* **Description of the task**:
Repeat everything from the first line of the listing below through the line that contains "9.0e-5, 9.1e-5, 2.13e-4];", exactly. Leave out pictures.

* **Given records**:
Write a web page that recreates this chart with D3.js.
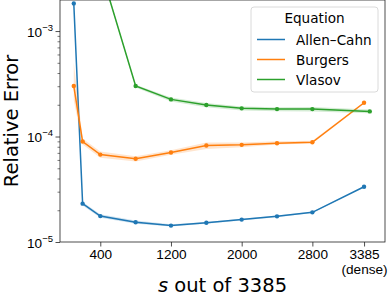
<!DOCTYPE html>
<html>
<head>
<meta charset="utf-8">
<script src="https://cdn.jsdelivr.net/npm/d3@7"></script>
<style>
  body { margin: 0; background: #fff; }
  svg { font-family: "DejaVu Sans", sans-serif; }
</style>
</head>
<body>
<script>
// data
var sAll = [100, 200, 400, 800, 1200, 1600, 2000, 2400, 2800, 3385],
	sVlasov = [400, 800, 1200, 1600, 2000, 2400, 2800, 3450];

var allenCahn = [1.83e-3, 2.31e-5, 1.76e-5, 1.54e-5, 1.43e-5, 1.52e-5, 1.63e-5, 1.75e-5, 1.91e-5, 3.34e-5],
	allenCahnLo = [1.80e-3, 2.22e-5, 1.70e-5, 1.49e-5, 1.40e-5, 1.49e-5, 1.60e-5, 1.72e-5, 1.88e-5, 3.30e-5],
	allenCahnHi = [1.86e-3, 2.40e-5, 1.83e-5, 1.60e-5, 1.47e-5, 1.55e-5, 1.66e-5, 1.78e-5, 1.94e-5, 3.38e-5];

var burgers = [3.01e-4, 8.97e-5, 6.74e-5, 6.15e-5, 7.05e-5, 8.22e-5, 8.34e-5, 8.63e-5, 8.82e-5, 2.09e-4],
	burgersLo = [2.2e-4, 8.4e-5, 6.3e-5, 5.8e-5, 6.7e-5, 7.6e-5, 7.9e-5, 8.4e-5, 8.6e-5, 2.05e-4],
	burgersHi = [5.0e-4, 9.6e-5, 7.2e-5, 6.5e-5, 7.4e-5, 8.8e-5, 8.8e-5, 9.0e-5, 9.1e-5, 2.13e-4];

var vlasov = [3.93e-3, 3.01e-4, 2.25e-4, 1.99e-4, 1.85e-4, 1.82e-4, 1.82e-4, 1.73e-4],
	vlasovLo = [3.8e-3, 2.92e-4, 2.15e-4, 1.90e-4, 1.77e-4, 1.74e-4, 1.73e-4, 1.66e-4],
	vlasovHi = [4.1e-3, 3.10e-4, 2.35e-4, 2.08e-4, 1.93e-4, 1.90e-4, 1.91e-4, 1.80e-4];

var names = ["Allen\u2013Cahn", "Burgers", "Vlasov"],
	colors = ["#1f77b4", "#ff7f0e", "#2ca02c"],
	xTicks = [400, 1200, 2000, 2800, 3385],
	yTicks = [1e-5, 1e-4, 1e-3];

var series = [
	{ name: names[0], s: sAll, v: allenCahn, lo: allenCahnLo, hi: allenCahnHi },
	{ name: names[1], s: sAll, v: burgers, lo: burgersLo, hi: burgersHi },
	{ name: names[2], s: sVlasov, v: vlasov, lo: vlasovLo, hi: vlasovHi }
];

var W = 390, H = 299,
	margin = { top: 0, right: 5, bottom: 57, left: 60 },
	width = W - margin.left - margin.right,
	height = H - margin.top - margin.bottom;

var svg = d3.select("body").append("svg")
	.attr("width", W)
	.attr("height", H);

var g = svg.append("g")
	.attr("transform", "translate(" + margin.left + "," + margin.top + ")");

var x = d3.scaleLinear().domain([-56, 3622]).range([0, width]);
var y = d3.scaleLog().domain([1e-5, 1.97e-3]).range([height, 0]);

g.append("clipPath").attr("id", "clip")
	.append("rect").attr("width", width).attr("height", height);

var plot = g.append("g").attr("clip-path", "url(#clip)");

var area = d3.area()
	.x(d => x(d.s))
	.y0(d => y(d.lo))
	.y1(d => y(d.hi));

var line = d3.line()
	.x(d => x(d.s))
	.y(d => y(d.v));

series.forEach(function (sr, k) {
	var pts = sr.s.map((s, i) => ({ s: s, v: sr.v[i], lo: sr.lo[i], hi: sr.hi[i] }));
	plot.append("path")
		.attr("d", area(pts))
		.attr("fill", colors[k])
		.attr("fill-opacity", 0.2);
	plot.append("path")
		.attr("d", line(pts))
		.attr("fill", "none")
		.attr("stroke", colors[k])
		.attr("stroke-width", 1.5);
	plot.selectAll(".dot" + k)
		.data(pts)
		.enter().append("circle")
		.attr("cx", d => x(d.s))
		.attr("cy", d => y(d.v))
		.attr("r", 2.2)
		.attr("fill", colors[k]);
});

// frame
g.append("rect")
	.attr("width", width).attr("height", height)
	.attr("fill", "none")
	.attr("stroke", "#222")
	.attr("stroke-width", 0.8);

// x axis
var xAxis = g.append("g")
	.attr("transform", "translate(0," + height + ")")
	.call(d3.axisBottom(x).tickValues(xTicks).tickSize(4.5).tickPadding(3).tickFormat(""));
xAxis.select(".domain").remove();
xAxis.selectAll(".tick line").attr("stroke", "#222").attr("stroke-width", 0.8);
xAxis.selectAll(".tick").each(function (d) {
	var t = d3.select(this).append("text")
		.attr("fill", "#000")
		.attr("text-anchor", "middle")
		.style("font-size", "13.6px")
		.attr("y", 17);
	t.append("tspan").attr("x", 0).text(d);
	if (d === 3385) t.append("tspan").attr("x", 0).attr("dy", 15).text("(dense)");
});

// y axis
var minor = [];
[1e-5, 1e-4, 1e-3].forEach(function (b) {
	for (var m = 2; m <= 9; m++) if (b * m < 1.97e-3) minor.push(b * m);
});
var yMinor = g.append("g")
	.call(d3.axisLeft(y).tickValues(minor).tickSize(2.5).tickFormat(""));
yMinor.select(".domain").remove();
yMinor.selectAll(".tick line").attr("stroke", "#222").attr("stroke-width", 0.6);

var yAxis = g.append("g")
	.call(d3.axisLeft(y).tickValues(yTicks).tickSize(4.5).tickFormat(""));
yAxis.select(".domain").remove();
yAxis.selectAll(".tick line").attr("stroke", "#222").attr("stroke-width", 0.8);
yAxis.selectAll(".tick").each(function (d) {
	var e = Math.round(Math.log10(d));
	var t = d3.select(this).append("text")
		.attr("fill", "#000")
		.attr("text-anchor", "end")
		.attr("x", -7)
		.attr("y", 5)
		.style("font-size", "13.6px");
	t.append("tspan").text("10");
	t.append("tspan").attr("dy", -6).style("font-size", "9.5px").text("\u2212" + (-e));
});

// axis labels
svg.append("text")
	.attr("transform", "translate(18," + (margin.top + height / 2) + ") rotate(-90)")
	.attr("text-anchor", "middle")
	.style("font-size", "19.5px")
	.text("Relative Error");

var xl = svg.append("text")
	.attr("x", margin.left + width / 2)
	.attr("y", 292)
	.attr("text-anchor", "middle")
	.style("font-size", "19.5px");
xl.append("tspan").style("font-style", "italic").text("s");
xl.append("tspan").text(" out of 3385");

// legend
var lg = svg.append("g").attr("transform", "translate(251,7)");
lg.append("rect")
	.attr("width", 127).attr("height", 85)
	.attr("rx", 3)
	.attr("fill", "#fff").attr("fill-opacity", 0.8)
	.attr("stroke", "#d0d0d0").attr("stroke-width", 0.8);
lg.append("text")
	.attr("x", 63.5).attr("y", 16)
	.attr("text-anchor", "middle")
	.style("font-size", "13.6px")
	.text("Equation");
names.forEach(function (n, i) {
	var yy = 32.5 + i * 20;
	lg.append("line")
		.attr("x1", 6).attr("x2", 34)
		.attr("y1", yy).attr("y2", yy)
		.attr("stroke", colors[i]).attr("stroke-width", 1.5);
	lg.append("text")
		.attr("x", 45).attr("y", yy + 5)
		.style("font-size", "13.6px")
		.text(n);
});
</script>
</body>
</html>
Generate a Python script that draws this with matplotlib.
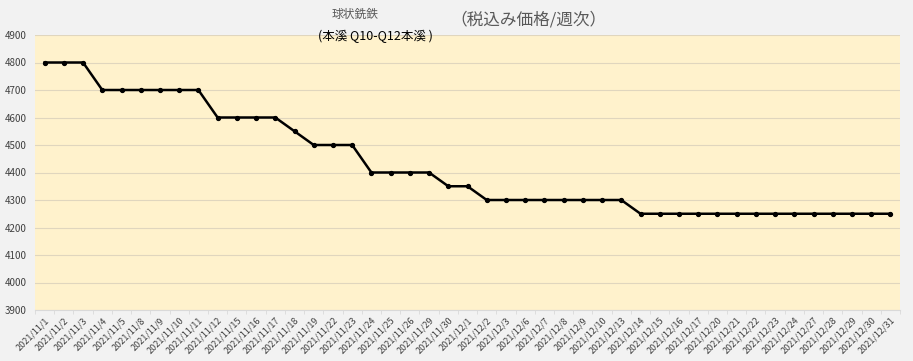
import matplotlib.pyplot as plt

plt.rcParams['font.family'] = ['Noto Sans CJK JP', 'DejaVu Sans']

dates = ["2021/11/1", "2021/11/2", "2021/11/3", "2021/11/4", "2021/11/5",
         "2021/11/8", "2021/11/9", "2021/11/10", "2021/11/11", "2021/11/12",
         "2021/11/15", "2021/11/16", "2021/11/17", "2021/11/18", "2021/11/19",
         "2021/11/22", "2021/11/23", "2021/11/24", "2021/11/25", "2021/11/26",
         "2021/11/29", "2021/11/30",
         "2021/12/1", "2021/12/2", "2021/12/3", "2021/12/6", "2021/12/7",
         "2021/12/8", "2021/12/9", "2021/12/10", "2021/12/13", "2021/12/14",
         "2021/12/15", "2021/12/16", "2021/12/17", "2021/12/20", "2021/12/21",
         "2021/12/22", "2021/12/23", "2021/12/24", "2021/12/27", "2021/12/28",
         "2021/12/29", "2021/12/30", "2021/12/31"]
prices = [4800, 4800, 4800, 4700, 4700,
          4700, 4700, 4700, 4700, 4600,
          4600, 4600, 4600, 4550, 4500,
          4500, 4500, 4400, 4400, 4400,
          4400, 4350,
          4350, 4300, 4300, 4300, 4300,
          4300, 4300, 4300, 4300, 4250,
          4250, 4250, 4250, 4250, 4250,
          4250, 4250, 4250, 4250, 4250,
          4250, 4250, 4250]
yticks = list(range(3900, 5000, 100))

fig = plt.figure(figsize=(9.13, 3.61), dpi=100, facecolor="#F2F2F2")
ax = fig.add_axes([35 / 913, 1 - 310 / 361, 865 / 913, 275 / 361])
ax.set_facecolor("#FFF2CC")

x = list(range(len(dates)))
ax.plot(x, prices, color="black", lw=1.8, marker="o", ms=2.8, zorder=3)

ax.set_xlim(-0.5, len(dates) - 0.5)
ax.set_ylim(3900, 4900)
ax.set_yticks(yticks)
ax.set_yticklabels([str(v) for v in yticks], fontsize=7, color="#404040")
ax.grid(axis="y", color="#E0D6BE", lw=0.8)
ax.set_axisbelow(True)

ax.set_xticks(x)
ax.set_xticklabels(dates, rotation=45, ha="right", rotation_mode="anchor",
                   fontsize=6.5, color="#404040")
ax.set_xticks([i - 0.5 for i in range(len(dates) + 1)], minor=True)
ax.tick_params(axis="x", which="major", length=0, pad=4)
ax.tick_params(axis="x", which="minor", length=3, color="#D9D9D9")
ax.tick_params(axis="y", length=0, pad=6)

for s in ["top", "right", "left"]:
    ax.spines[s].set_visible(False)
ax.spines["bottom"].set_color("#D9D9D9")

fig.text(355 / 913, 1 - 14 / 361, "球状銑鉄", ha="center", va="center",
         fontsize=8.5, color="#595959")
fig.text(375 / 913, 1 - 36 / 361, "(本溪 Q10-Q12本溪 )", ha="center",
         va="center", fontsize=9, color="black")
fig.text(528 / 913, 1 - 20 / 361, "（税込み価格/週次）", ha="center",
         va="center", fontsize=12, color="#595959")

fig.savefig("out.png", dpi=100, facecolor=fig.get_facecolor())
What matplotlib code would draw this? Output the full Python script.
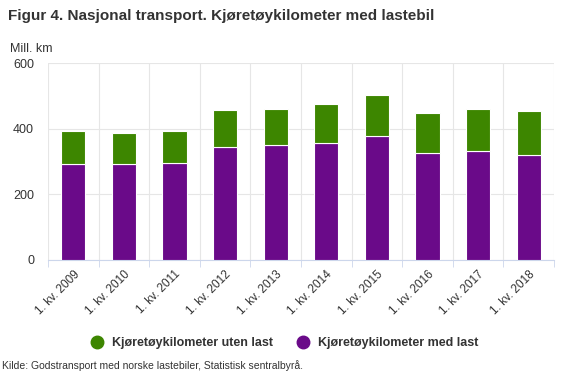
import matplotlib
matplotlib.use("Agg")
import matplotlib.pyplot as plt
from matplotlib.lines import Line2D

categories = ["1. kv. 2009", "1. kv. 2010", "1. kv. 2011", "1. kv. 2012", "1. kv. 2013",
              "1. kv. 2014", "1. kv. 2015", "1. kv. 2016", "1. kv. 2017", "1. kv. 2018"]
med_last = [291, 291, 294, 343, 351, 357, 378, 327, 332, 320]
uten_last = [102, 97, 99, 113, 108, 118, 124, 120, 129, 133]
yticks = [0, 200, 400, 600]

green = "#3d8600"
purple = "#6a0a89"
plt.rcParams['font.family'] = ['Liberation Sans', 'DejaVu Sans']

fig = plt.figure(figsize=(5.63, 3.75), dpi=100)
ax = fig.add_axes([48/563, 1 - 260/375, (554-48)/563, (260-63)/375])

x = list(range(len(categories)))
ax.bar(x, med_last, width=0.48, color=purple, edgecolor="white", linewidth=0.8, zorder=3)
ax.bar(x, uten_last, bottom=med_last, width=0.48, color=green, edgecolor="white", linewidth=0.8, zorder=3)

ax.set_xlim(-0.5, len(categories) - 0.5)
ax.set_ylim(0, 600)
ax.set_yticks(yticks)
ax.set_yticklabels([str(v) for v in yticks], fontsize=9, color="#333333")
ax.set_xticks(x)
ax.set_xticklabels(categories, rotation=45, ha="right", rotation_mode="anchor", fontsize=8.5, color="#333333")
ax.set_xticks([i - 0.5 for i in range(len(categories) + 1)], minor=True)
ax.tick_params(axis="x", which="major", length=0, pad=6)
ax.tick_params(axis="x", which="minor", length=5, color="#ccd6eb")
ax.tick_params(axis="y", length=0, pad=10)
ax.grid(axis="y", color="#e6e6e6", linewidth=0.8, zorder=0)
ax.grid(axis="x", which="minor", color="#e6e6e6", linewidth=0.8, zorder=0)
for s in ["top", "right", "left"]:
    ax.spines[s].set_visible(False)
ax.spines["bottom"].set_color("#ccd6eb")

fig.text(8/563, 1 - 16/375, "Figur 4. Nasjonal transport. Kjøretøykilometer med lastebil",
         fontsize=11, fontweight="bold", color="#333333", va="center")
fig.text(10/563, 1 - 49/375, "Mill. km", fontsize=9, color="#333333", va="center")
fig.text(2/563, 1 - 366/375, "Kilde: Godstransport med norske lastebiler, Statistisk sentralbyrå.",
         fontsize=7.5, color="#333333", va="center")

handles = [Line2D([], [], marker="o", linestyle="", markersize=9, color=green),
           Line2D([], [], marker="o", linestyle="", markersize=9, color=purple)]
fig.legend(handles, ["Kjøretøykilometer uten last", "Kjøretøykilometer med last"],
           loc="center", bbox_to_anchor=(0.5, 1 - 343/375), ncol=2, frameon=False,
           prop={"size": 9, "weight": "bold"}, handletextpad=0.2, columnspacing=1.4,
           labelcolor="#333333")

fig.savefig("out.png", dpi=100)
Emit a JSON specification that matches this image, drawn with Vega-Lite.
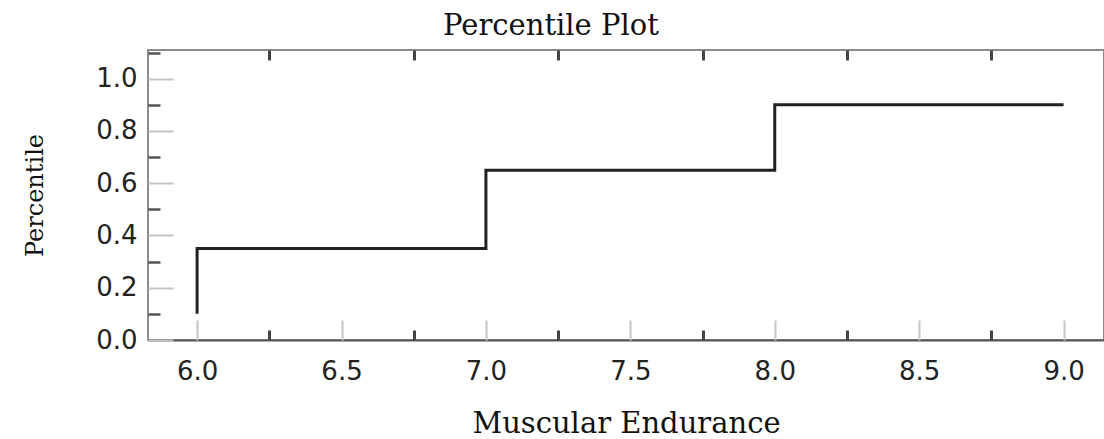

* **Answer to this exercise**:
Write a web page that recreates this chart with D3.js.
<!DOCTYPE html>
<html>
<head>
<meta charset="utf-8">
<script src="https://cdn.jsdelivr.net/npm/d3@7"></script>
<style>
  body { margin: 0; background: #fff; }
  svg { font-family: "DejaVu Sans", sans-serif; }
</style>
</head>
<body>
<script>
// data
var sAll = [100, 200, 400, 800, 1200, 1600, 2000, 2400, 2800, 3385],
	sVlasov = [400, 800, 1200, 1600, 2000, 2400, 2800, 3450];

var allenCahn = [1.83e-3, 2.31e-5, 1.76e-5, 1.54e-5, 1.43e-5, 1.52e-5, 1.63e-5, 1.75e-5, 1.91e-5, 3.34e-5],
	allenCahnLo = [1.80e-3, 2.22e-5, 1.70e-5, 1.49e-5, 1.40e-5, 1.49e-5, 1.60e-5, 1.72e-5, 1.88e-5, 3.30e-5],
	allenCahnHi = [1.86e-3, 2.40e-5, 1.83e-5, 1.60e-5, 1.47e-5, 1.55e-5, 1.66e-5, 1.78e-5, 1.94e-5, 3.38e-5];

var burgers = [3.01e-4, 8.97e-5, 6.74e-5, 6.15e-5, 7.05e-5, 8.22e-5, 8.34e-5, 8.63e-5, 8.82e-5, 2.09e-4],
	burgersLo = [2.2e-4, 8.4e-5, 6.3e-5, 5.8e-5, 6.7e-5, 7.6e-5, 7.9e-5, 8.4e-5, 8.6e-5, 2.05e-4],
	burgersHi = [5.0e-4, 9.6e-5, 7.2e-5, 6.5e-5, 7.4e-5, 8.8e-5, 8.8e-5, 9.0e-5, 9.1e-5, 2.13e-4];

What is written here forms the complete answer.